W Złotej skórze Carla Montero ukazuje
przede wszystkim osobisty dramat jednostki. Lecz z drugiej strony daje nadzieję
na to, że po złym zawsze przychodzi dobre, choć może nie w takim znaczeniu, jak
sami sobie wymarzyliśmy. To życie pisze własny scenariusz, a człowiek albo go
zaakceptuje i nauczy się żyć w nowych warunkach, albo będzie się stale buntował
i tym samym tracił to, co najważniejsze i co mimo wszystko mogłoby dać
szczęście. Zauważyłam, że polscy czytelnicy trochę po macoszemu traktują
powieści Carli Montero, a samą Autorkę niesłusznie nazywają grafomanką,
co jest ogromnie krzywdzące nie tylko dla niej samej, ale przede wszystkim dla
jej książek. Możliwe, że wynika to z braku zrozumienia prozy Carli Montero. Dla
mnie jej książki stanowią całkiem dobry kawałek literatury i gdyby jeszcze
Autorka położyła większy nacisk na opisy miejsc, w których przebywają jej
bohaterowie, wówczas byłabym w pełni usatysfakcjonowana lekturą jej powieści.
* Hawley
Harvey Crippen (1862-1910) – zazwyczaj znany jako Dr Crippen.
Był amerykańskim homeopatą, specjalistą od uszu i oczu oraz aptekarzem. Został
powieszony w więzieniu Pentonville w Londynie za zamordowanie żony Cory
Henrietty Crippen. Był pierwszym podejrzanym, który został złapany przy
pomocy telegrafii bezprzewodowej.
** Święto
Banku – święta państwowe, które są dniami wolnymi od pracy dla osób
niezatrudnionych w służbach użyteczności publicznej lub służbach mundurowych.

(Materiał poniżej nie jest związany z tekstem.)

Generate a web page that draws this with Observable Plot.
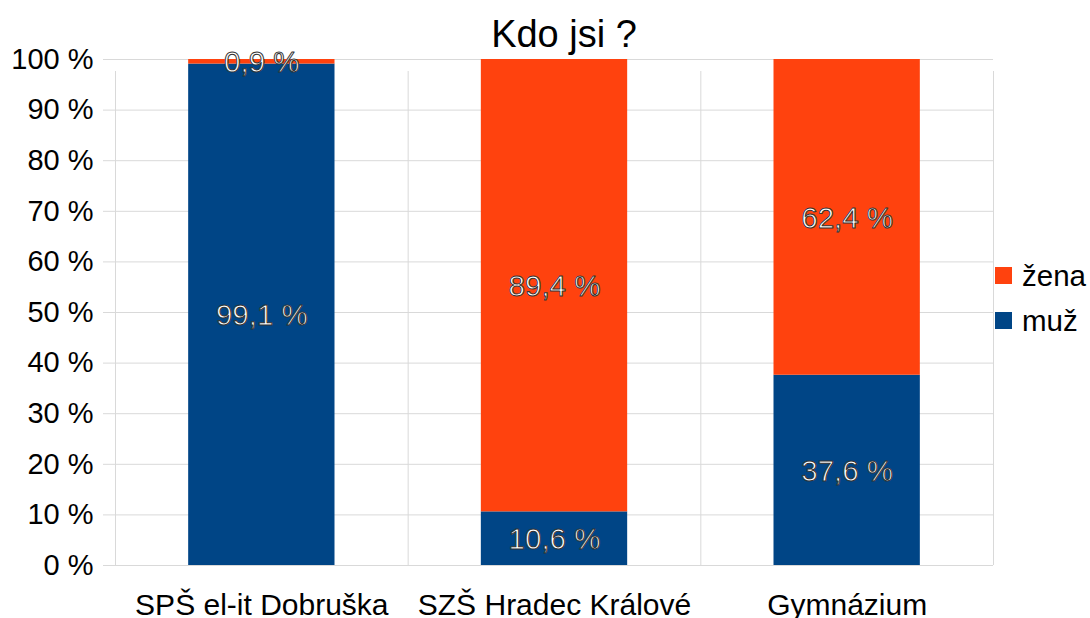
<!DOCTYPE html>
<html>
<head>
<meta charset="utf-8">
<script src="https://cdn.jsdelivr.net/npm/d3@7"></script>
<script src="https://cdn.jsdelivr.net/npm/@observablehq/plot@0.6"></script>
<style>
  html, body { margin: 0; padding: 0; background: #fff; }
  body { font-family: "Liberation Sans", Arial, sans-serif; }
  #wrap { position: relative; width: 1090px; height: 618px; }
  #title { position: absolute; left: 0; width: 1128px; top: 10px; text-align: center; font-size: 38px; line-height: 48px; color: #000; }
  #legend { position: absolute; left: 995px; top: 253px; font-size: 29.5px; color: #000; }
  .item { display: flex; align-items: center; height: 45px; }
  .sw { width: 17px; height: 17px; margin-right: 10px; }
</style>
</head>
<body>
<div id="wrap">
  <div id="chart"></div>
  <div id="title">Kdo jsi ?</div>
  <div id="legend"></div>
</div>
<script>
const categories = ["SPŠ el-it Dobruška", "SZŠ Hradec Králové", "Gymnázium"];
const seriesNames = ["muž", "žena"];
const muz = [99.1, 10.6, 37.6];
const zena = [0.9, 89.4, 62.4];
const colors = ["#004586", "#ff420e"];
const yTicks = [0, 10, 20, 30, 40, 50, 60, 70, 80, 90, 100];

const rows = [];
categories.forEach((c, i) => {
  rows.push({cat: c, i, series: seriesNames[0], value: muz[i]});
  rows.push({cat: c, i, series: seriesNames[1], value: zena[i]});
});
const fmt = v => v.toFixed(1).replace(".", ",") + " %";

const chart = Plot.plot({
  width: 1090,
  height: 618,
  marginLeft: 115,
  marginRight: 97,
  marginTop: 59,
  marginBottom: 53,
  style: {fontFamily: "Liberation Sans, Arial, sans-serif", fontSize: "29px", background: "#fff", overflow: "visible"},
  x: {type: "linear", domain: [0, categories.length], axis: null},
  y: {domain: [0, 100], axis: null},
  color: {domain: seriesNames, range: colors},
  marks: [
    Plot.ruleY(yTicks, {stroke: "#d9d9d9", strokeWidth: 1, insetLeft: -12}),
    Plot.ruleX(d3.range(categories.length + 1), {y1: 0, y2: 100, stroke: "#d9d9d9", strokeWidth: 1, insetBottom: -12}),
    Plot.rectY(rows, Plot.stackY({
      x1: d => d.i + 0.25, x2: d => d.i + 0.75, y: "value", z: "series", fill: "series", order: seriesNames
    })),
    Plot.text(rows, Plot.stackY({
      x: d => d.i + 0.5, y: "value", z: "series", text: d => fmt(d.value), order: seriesNames,
      fill: "white", stroke: "#333", strokeWidth: 1, paintOrder: "normal", fontSize: 29.5, dy: 1
    })),
    Plot.axisY(yTicks, {label: null, tickSize: 0, tickPadding: 22, tickFormat: d => d + " %", fill: "#000", fontSize: 29})
    ,
    Plot.axisX(categories.map((c, i) => i + 0.5), {label: null, tickSize: 0, tickPadding: 28, tickFormat: (d) => categories[Math.floor(d)], fill: "#000", fontSize: 30})
  ]
});
document.getElementById("chart").appendChild(chart);

const legend = document.getElementById("legend");
[1, 0].forEach(k => {
  const it = document.createElement("div");
  it.className = "item";
  it.innerHTML = `<div class="sw" style="background:${colors[k]}"></div><span>${seriesNames[k]}</span>`;
  legend.appendChild(it);
});
</script>
</body>
</html>
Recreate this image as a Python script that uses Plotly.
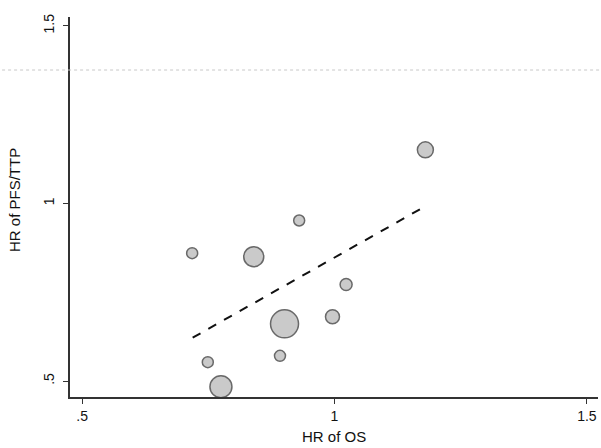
import plotly.graph_objects as go

# study points (HR of OS vs HR of PFS/TTP) and bubble weights
hr_os = [1.180, 0.930, 0.718, 0.840, 1.023, 0.996, 0.901, 0.892, 0.749, 0.775]
hr_pfs = [1.151, 0.952, 0.860, 0.850, 0.772, 0.681, 0.661, 0.571, 0.553, 0.484]
weight = [16, 11, 11, 20, 12, 14, 28, 11, 11, 22]

# fitted regression line endpoints
fit_x = [0.719, 1.181]
fit_y = [0.622, 0.993]

x_ticks = [0.5, 1, 1.5]
x_labels = [".5", "1", "1.5"]
y_ticks = [0.5, 1, 1.5]
y_labels = [".5", "1", "1.5"]

fig = go.Figure()
fig.add_trace(go.Scatter(
    x=fit_x, y=fit_y, mode="lines",
    line=dict(color="#111111", width=2, dash="dash"),
    hoverinfo="skip", showlegend=False))
fig.add_trace(go.Scatter(
    x=hr_os, y=hr_pfs, mode="markers",
    marker=dict(size=weight, color="#b4b4b4",
                line=dict(color="#2a2a2a", width=1.5)),
    showlegend=False))

# faint scan artifact line across the page
fig.add_shape(type="line", xref="paper", yref="paper",
              x0=-0.14, x1=1.01, y0=(397 - 70) / 380, y1=(397 - 70) / 380,
              line=dict(color="#c8c8c8", width=1, dash="dot"))

# axis titles as annotations
fig.add_annotation(text="HR of OS", xref="paper", yref="paper",
                   x=(334 - 70) / 528, y=-(437 - 397) / 380,
                   showarrow=False, font=dict(size=15), xanchor="center", yanchor="middle")
fig.add_annotation(text="HR of PFS/TTP", xref="paper", yref="paper",
                   x=-(70 - 14) / 528, y=(397 - 200) / 380, textangle=-90,
                   showarrow=False, font=dict(size=15), xanchor="center", yanchor="middle")

font = dict(family="Liberation Sans, Arial, sans-serif", color="#111111")
fig.update_layout(
    width=601, height=448,
    margin=dict(l=70, r=3, t=17, b=51),
    paper_bgcolor="white", plot_bgcolor="white",
    font=font,
    xaxis=dict(range=[0.476, 1.522], tickvals=x_ticks, ticktext=x_labels,
               showline=True, linecolor="#333333", linewidth=1.5,
               ticks="outside", ticklen=5, tickcolor="#333333",
               showgrid=False, zeroline=False, automargin=False,
               tickfont=dict(size=14)),
    yaxis=dict(range=[0.455, 1.525], tickvals=y_ticks, ticktext=y_labels,
               showline=True, linecolor="#333333", linewidth=1.5,
               ticks="outside", ticklen=5, tickcolor="#333333",
               showgrid=False, zeroline=False, tickangle=-90, automargin=False,
               ticklabelstandoff=4,
               tickfont=dict(size=14)),
)
fig.write_html("out.html", config={"displayModeBar": False},
               post_script="document.body.style.margin='0';")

Pozostali otrzymują w tych dniach wyższe wynagrodzenie za pracę. Święta bankowe
obchodzone są w Wielkiej Brytanii w różne dni w zależności od kraju. W święta bankowe nieczynne są banki, a co za tym idzie, nie mogą pracować też inne firmy.
*** H
Division – oddział policji badający najpoważniejsze sprawy kryminalne.